После обеда Ник пошёл с дядей Гришей к собакам. Санька двинулся было с ними. Он с удовольствием посмотрел бы, как дрессируют (учат — поправил его дядя Гриша) этих монстров, но дядя Гриша сказал, что собаки здесь недавно, посторонние им мешают и, вообще, мало ли что.

Ник жадно слушал, что-то спрашивал, и вскоре Санька, который интересовался исключительно из любопытства, а не по влечению души, как собачник Никитка, оказался в стороне.

Макс взялся перебирать в сараюшке рыболовные снасти и прочую лабуду. Санька заскучал. Не найдя себе дела, он решил присоединиться к Максиму.

— Макс, — заговорил он. — Он тебе и правда дядя, этот дядя Гриша?

— Да нет, он мне вообще не родственник.

— А откуда же вы знакомы?

Максим помолчал, будто раздумывая, говорить или нет. Потом ответил:

— Я у него жил, когда из дома сбегал. Давно ещё.

— Ты убегал из дома?

— Было дело, — признался Максим. — Думал, что насовсем. Поехал наугад, в первый попавшийся поезд сел. У меня денег хватило только до Синягино добраться. Вылез, сижу на станции, не знаю, куда податься. А тут дядя Гриша.

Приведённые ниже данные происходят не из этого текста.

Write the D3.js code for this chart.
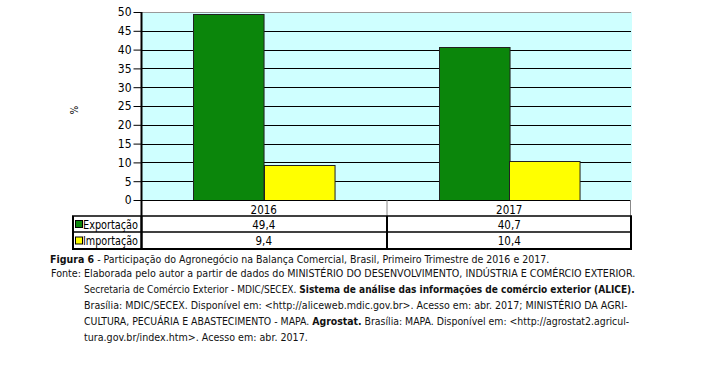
<!DOCTYPE html>
<html>
<head>
<meta charset="utf-8">
<script src="https://cdn.jsdelivr.net/npm/d3@7"></script>
<style>
    body { margin: 0; background: #fff; }
    svg { display: block; font-family: "DejaVu Sans Condensed", "DejaVu Sans", sans-serif; }
</style>
</head>
<body>
<div id="chart"></div>
<script>
    const years = ['2016', '2017'];
    const seriesNames = ['Exportação', 'Importação'];
    const exportacao = [49.4, 40.7];
    const importacao = [9.4, 10.4];
    const yTicks = [0, 5, 10, 15, 20, 25, 30, 35, 40, 45, 50];

    const COLORS = {
        exportacao: '#0b860b',
        importacao: '#ffff00',
        plotBg: '#cfffff',
        text: '#000'
    };

    const W = 706, H = 370;
    const plot = { left: 141, right: 632, top: 12, bottom: 200 };
    const rowH = [16, 16, 17]; // header row, Exportação row, Importação row
    const legendLeft = 72;

    const svg = d3.select('#chart').append('svg')
        .attr('width', W)
        .attr('height', H);

    const x = d3.scaleBand()
        .domain(years)
        .range([plot.left, plot.right]);

    const xInner = d3.scaleBand()
        .domain(seriesNames)
        .range([0, x.bandwidth()])
        .paddingOuter(0.74);

    const y = d3.scaleLinear()
        .domain([0, 50])
        .range([plot.bottom, plot.top]);

    const fmt = d3.formatLocale({ decimal: ',', thousands: '.', grouping: [3], currency: ['', ''] }).format('.1f');

    // plot background
    svg.append('rect')
        .attr('x', plot.left)
        .attr('y', plot.top)
        .attr('width', plot.right - plot.left)
        .attr('height', plot.bottom - plot.top)
        .attr('fill', COLORS.plotBg);

    // gridlines
    svg.append('g')
        .selectAll('line')
        .data(yTicks.filter(d => d > 0))
        .enter()
        .append('line')
        .attr('x1', plot.left)
        .attr('x2', plot.right - 1)
        .attr('y1', d => Math.round(y(d)) + 0.5)
        .attr('y2', d => Math.round(y(d)) + 0.5)
        .attr('stroke', d => d === 50 ? '#999' : '#000')
        .attr('stroke-width', 1);

    // bars
    const bars = [
        { key: 'Exportação', values: exportacao, color: COLORS.exportacao },
        { key: 'Importação', values: importacao, color: COLORS.importacao }
    ];

    bars.forEach(s => {
        svg.append('g')
            .selectAll('rect')
            .data(years.map((yr, i) => ({ year: yr, value: s.values[i] })))
            .enter()
            .append('rect')
            .attr('x', d => Math.round(x(d.year) + xInner(s.key)) + 0.5)
            .attr('y', d => Math.round(y(d.value)) + 0.5)
            .attr('width', xInner.bandwidth())
            .attr('height', d => y(0) - Math.round(y(d.value)))
            .attr('fill', s.color)
            .attr('stroke', '#222')
            .attr('stroke-width', 1);
    });

    // y axis
    const yAxis = d3.axisLeft(y)
        .tickValues(yTicks)
        .tickSize(8)
        .tickPadding(2)
        .tickFormat(d3.format('d'));

    const yg = svg.append('g')
        .attr('transform', `translate(${plot.left + 0.5},0)`)
        .call(yAxis);
    yg.select('.domain').remove();
    yg.selectAll('.tick line').attr('stroke', '#000');
    yg.selectAll('.tick text')
        .attr('font-size', 12)
        .attr('fill', COLORS.text)
        .style('font-family', '"DejaVu Sans Condensed", sans-serif');

    // "%" axis title
    svg.append('text')
        .attr('transform', 'translate(70,110) rotate(90)')
        .attr('text-anchor', 'middle')
        .attr('font-size', 10)
        .text('%');

    // table under the plot
    const tableTop = plot.bottom;
    const row1 = tableTop + rowH[0];
    const row2 = row1 + rowH[1];
    const tableBottom = row2 + rowH[2];

    const table = svg.append('g');

    // header row (years) - grey thin borders
    table.append('line')
        .attr('x1', plot.left).attr('x2', plot.right - 1)
        .attr('y1', tableTop + 0.5).attr('y2', tableTop + 0.5)
        .attr('stroke', '#000');
    table.append('line')
        .attr('x1', x(years[1]) + 0.5).attr('x2', x(years[1]) + 0.5)
        .attr('y1', tableTop).attr('y2', row1)
        .attr('stroke', '#888');
    table.append('line')
        .attr('x1', plot.right - 1.5).attr('x2', plot.right - 1.5)
        .attr('y1', tableTop).attr('y2', row1)
        .attr('stroke', '#888');

    // data rows - black borders
    [row1, row2, tableBottom].forEach(ry => {
        table.append('line')
            .attr('x1', legendLeft).attr('x2', plot.right)
            .attr('y1', ry).attr('y2', ry)
            .attr('stroke', '#000')
            .attr('stroke-width', ry === tableBottom ? 2 : 1.5);
    });
    [legendLeft + 1, plot.left + 0.5, x(years[1]) + 0.5, plot.right - 1].forEach(vx => {
        table.append('line')
            .attr('x1', vx).attr('x2', vx)
            .attr('y1', row1).attr('y2', tableBottom + 1)
            .attr('stroke', '#000')
            .attr('stroke-width', 2);
    });
    // axis line through plot and table
    table.append('line')
        .attr('x1', plot.left + 0.5).attr('x2', plot.left + 0.5)
        .attr('y1', plot.top).attr('y2', tableBottom + 1)
        .attr('stroke', '#000')
        .attr('stroke-width', 2);

    // year labels
    table.selectAll('.year')
        .data(years)
        .enter()
        .append('text')
        .attr('class', 'year')
        .attr('x', d => x(d) + x.bandwidth() / 2)
        .attr('y', tableTop + 14)
        .attr('text-anchor', 'middle')
        .attr('font-size', 11.5)
        .text(d => d);

    // legend + value rows
    const rowTops = [row1, row2];
    bars.forEach((s, i) => {
        const cy = rowTops[i] + rowH[i + 1] / 2;
        table.append('rect')
            .attr('x', legendLeft + 3.5)
            .attr('y', cy - 3.5)
            .attr('width', 7)
            .attr('height', 7)
            .attr('fill', s.color)
            .attr('stroke', '#000');
        table.append('text')
            .attr('x', legendLeft + 11)
            .attr('y', cy + 4.5)
            .attr('font-size', 12)
            .attr('textLength', 55)
            .attr('lengthAdjust', 'spacingAndGlyphs')
            .text(s.key);
        years.forEach((yr, j) => {
            table.append('text')
                .attr('x', x(yr) + x.bandwidth() / 2)
                .attr('y', cy + 4.5)
                .attr('text-anchor', 'middle')
                .attr('font-size', 11.5)
                .text(fmt(s.values[j]));
        });
    });

    // caption / source (font size fitted per line to the widths in the figure)
    const captionLines = [
        { x: 50, y: 263, w: 500, parts: [['Figura 6', true], [' - Participação do Agronegócio na Balança Comercial, Brasil, Primeiro Trimestre de 2016 e 2017.', false]] },
        { x: 51, y: 277, w: 585, parts: [['Fonte: Elaborada pelo autor a partir de dados do MINISTÉRIO DO DESENVOLVIMENTO, INDÚSTRIA E COMÉRCIO EXTERIOR.', false]] },
        { x: 84, y: 293, w: 551, parts: [['Secretaria de Comércio Exterior - MDIC/SECEX. ', false], ['Sistema de análise das informações de comércio exterior (ALICE).', true]] },
        { x: 84, y: 309, w: 544, parts: [['Brasília: MDIC/SECEX. Disponível em: <http://aliceweb.mdic.gov.br>. Acesso em: abr. 2017; MINISTÉRIO DA AGRI-', false]] },
        { x: 84, y: 325, w: 546, parts: [['CULTURA, PECUÁRIA E ABASTECIMENTO - MAPA. ', false], ['Agrostat.', true], [' Brasília: MAPA. Disponível em: <http://agrostat2.agricul-', false]] },
        { x: 84, y: 341, w: 224, parts: [['tura.gov.br/index.htm>. Acesso em: abr. 2017.', false]] }
    ];

    const caption = svg.append('g')
        .attr('fill', '#111');

    captionLines.forEach(line => {
        const t = caption.append('text')
            .attr('x', line.x)
            .attr('y', line.y)
            .attr('font-size', 11)
            .style('white-space', 'pre');
        line.parts.forEach(p => {
            t.append('tspan')
                .attr('font-weight', p[1] ? 'bold' : 'normal')
                .text(p[0]);
        });
        const natural = t.node().getComputedTextLength();
        t.attr('font-size', (11 * line.w / natural).toFixed(2));
    });
</script>
</body>
</html>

— Понятно, — сказал Санька.

Глубокой ночью Санька проснулся. Ник тихо посапывал рядом на узкой кровати — они расположились «валетом». Дядя Гриша с Максимом сидели в кухоньке и разговаривали. Похоже, они ещё не ложились.

— Родители как? — спрашивал дядя Гриша.

— Всё так же. Да я их и не вижу почти, — отвечал Максим.

— Не понимаю я! Н-не понимаю! — восклицал дядя Гриша, судя по интонации, успевший изрядно, но, однако же, не сверх меры, принять на грудь.

— Проехали, дядь Гриш. Не хочу я об этом.

— Ладно, ладно, не будем. А с работой что? Тяжело небось?

— Терпимо.

— Может, до следующей осени ко мне переедешь?

— Нет. Там я на своём месте. Мне нравится.

— На каком на своём? Что нравится? Мешки на горбу таскать? Ты на какие шиши живёшь вообще?

— На хлеб хватает.

— Но на масло уже нет…

— С детства масло терпеть не могу.

— В армии полюбишь.

— Может быть, всё скоро изменится.

— Дай-то Бог. Давай выпьем за это.

— Не. Мне хватит.

— А я выпью.

Они помолчали.

— Значит, в училище не раздумал, — утвердительно произнёс дядя Гриша.

— Не дождётесь, дядь Гриш! — в голосе Максима слышалась улыбка.

— Ну смотри.

— Я только думаю — примут ли.

— А чего ж не примут? В военное не только ж генеральских внуков берут.

— Да аттестат у меня…

— Плевать на аттестат. Ты готовься получше. А я уж чем могу… У меня там кое-какие связи остались. Думаю, всё получится.

— Спасибо.

— Не за что пока. Ты же знаешь, я всё для тебя сделаю.

— Не сомневаюсь.

— Вообще ты молодец. Хотя нынче от армии всё больше бегут. Оно, может, и правильно. Как думаешь, Макс?

— Не знаю. Все от чего-нибудь бегут…

Ого, подумал Санька. Невольно подслушанный разговор заставил его увидеть старшего друга в новом свете. Саньке до сих пор как-то не приходило в голову, что именно делает человека взрослым и уверенным. Как и большинство его сверстников, он вёл бесконечную войну со взрослыми, искренне полагая, что они незаконно присвоили право указывать, что ему, Саньке, делать и как поступать. И только сейчас до него дошло, что всякая власть над человеком заканчивается, едва он научится всерьёз распоряжаться своей судьбой. Так, как этому, кажется, научился Максим.

Санька повернулся на бок и тотчас уснул.